Task prompt: Please retype the data in full and exactly; the pictures are not part of the copy.

— START OF Provided material —

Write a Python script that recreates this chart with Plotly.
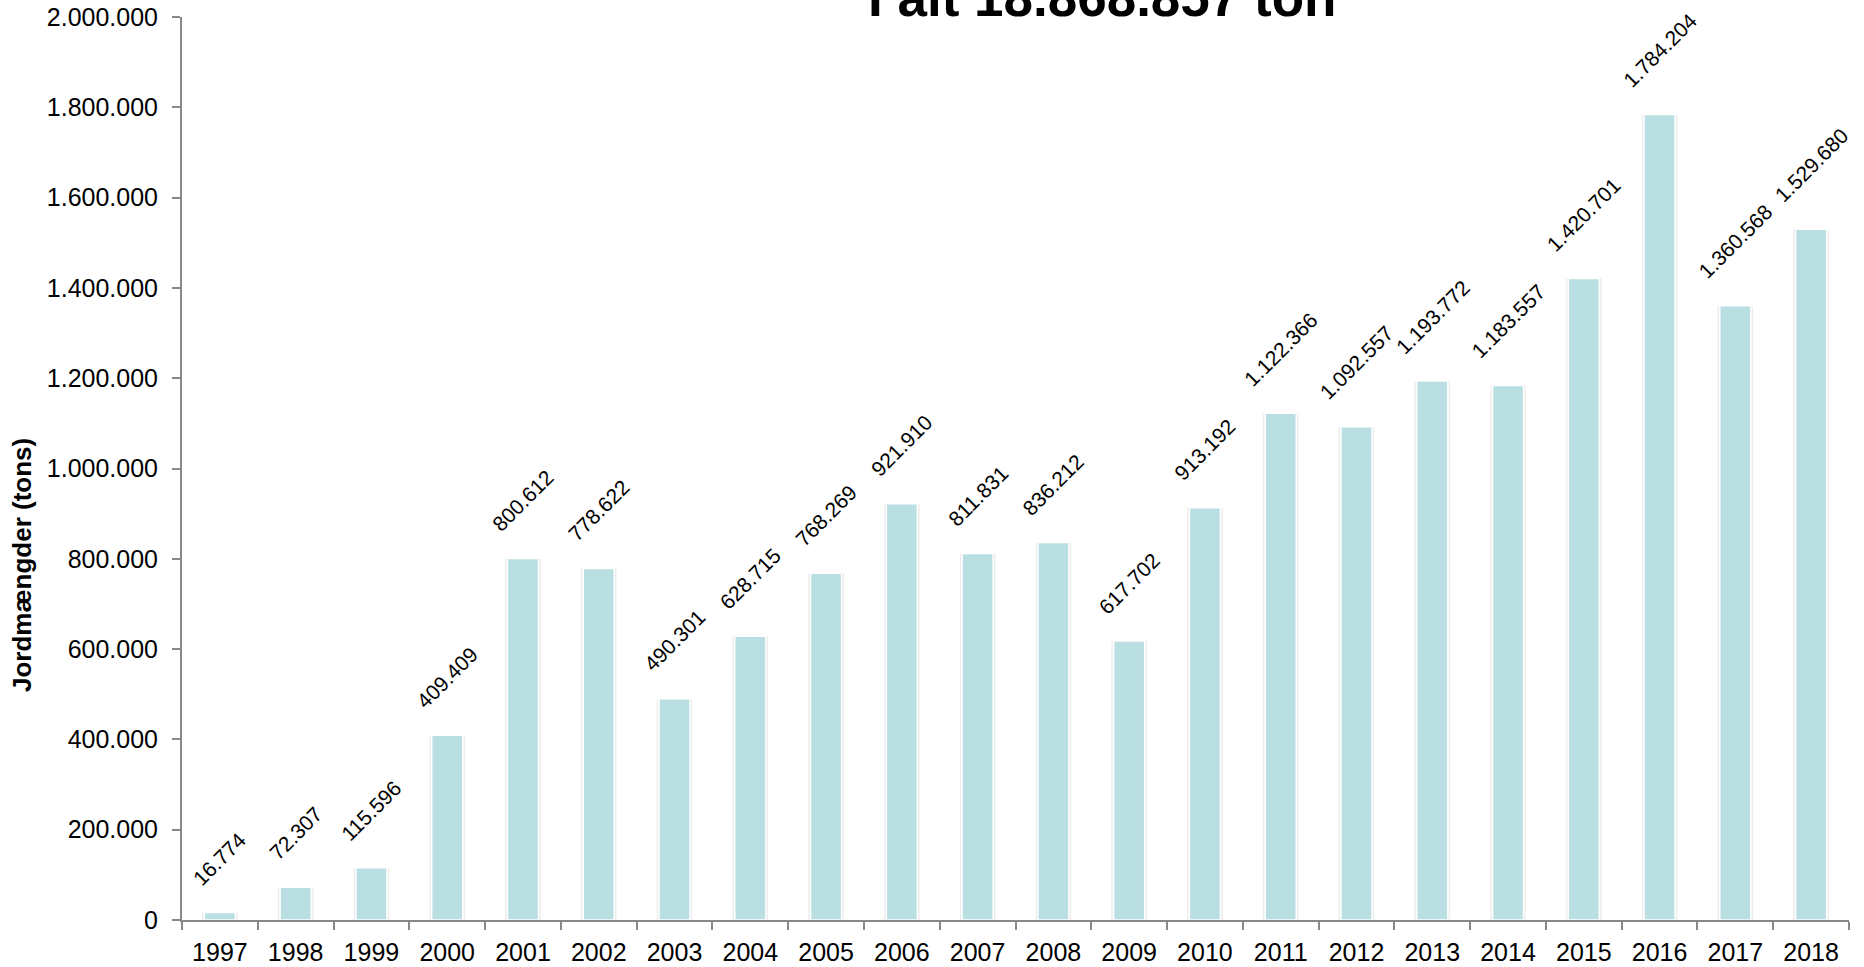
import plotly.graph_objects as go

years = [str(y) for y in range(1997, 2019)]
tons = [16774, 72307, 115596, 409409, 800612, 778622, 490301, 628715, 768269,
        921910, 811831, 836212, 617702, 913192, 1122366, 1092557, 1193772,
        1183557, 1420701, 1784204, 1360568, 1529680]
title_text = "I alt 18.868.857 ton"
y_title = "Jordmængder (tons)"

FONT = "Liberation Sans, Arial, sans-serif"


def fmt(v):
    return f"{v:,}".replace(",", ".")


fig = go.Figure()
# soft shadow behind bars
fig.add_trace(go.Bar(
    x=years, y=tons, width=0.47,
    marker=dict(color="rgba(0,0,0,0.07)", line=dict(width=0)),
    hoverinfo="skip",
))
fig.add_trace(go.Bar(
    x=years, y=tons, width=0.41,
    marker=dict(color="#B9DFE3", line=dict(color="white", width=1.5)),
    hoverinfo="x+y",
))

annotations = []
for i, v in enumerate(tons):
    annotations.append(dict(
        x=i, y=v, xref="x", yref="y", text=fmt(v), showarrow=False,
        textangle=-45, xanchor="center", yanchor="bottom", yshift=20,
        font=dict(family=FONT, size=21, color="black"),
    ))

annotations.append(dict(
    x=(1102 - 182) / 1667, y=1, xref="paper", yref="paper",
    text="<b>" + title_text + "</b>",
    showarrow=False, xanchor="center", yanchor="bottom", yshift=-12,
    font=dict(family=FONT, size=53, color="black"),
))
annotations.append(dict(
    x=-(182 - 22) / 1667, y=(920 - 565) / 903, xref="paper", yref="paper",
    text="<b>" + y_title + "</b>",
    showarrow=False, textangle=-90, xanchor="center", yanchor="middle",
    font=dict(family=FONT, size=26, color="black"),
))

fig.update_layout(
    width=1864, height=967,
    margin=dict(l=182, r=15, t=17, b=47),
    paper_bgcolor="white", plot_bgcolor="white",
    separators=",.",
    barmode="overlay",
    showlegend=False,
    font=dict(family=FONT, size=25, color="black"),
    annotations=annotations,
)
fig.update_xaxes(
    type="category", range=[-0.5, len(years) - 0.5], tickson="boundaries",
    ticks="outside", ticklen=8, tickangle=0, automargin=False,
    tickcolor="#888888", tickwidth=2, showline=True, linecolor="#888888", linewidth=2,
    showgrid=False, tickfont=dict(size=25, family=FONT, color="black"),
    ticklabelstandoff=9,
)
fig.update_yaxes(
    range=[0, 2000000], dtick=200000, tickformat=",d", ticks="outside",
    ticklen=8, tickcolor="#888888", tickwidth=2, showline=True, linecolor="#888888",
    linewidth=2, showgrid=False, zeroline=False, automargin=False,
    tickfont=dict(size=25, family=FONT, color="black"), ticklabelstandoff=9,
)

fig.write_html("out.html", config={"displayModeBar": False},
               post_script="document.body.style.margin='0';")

— END OF Provided material —

Reply:
Write a Python script that recreates this chart with Plotly.
import plotly.graph_objects as go

years = [str(y) for y in range(1997, 2019)]
tons = [16774, 72307, 115596, 409409, 800612, 778622, 490301, 628715, 768269,
        921910, 811831, 836212, 617702, 913192, 1122366, 1092557, 1193772,
        1183557, 1420701, 1784204, 1360568, 1529680]
title_text = "I alt 18.868.857 ton"
y_title = "Jordmængder (tons)"

FONT = "Liberation Sans, Arial, sans-serif"


def fmt(v):
    return f"{v:,}".replace(",", ".")


fig = go.Figure()
# soft shadow behind bars
fig.add_trace(go.Bar(
    x=years, y=tons, width=0.47,
    marker=dict(color="rgba(0,0,0,0.07)", line=dict(width=0)),
    hoverinfo="skip",
))
fig.add_trace(go.Bar(
    x=years, y=tons, width=0.41,
    marker=dict(color="#B9DFE3", line=dict(color="white", width=1.5)),
    hoverinfo="x+y",
))

annotations = []
for i, v in enumerate(tons):
    annotations.append(dict(
        x=i, y=v, xref="x", yref="y", text=fmt(v), showarrow=False,
        textangle=-45, xanchor="center", yanchor="bottom", yshift=20,
        font=dict(family=FONT, size=21, color="black"),
    ))

annotations.append(dict(
    x=(1102 - 182) / 1667, y=1, xref="paper", yref="paper",
    text="<b>" + title_text + "</b>",
    showarrow=False, xanchor="center", yanchor="bottom", yshift=-12,
    font=dict(family=FONT, size=53, color="black"),
))
annotations.append(dict(
    x=-(182 - 22) / 1667, y=(920 - 565) / 903, xref="paper", yref="paper",
    text="<b>" + y_title + "</b>",
    showarrow=False, textangle=-90, xanchor="center", yanchor="middle",
    font=dict(family=FONT, size=26, color="black"),
))

fig.update_layout(
    width=1864, height=967,
    margin=dict(l=182, r=15, t=17, b=47),
    paper_bgcolor="white", plot_bgcolor="white",
    separators=",.",
    barmode="overlay",
    showlegend=False,
    font=dict(family=FONT, size=25, color="black"),
    annotations=annotations,
)
fig.update_xaxes(
    type="category", range=[-0.5, len(years) - 0.5], tickson="boundaries",
    ticks="outside", ticklen=8, tickangle=0, automargin=False,
    tickcolor="#888888", tickwidth=2, showline=True, linecolor="#888888", linewidth=2,
    showgrid=False, tickfont=dict(size=25, family=FONT, color="black"),
    ticklabelstandoff=9,
)
fig.update_yaxes(
    range=[0, 2000000], dtick=200000, tickformat=",d", ticks="outside",
    ticklen=8, tickcolor="#888888", tickwidth=2, showline=True, linecolor="#888888",
    linewidth=2, showgrid=False, zeroline=False, automargin=False,
    tickfont=dict(size=25, family=FONT, color="black"), ticklabelstandoff=9,
)

fig.write_html("out.html", config={"displayModeBar": False},
               post_script="document.body.style.margin='0';")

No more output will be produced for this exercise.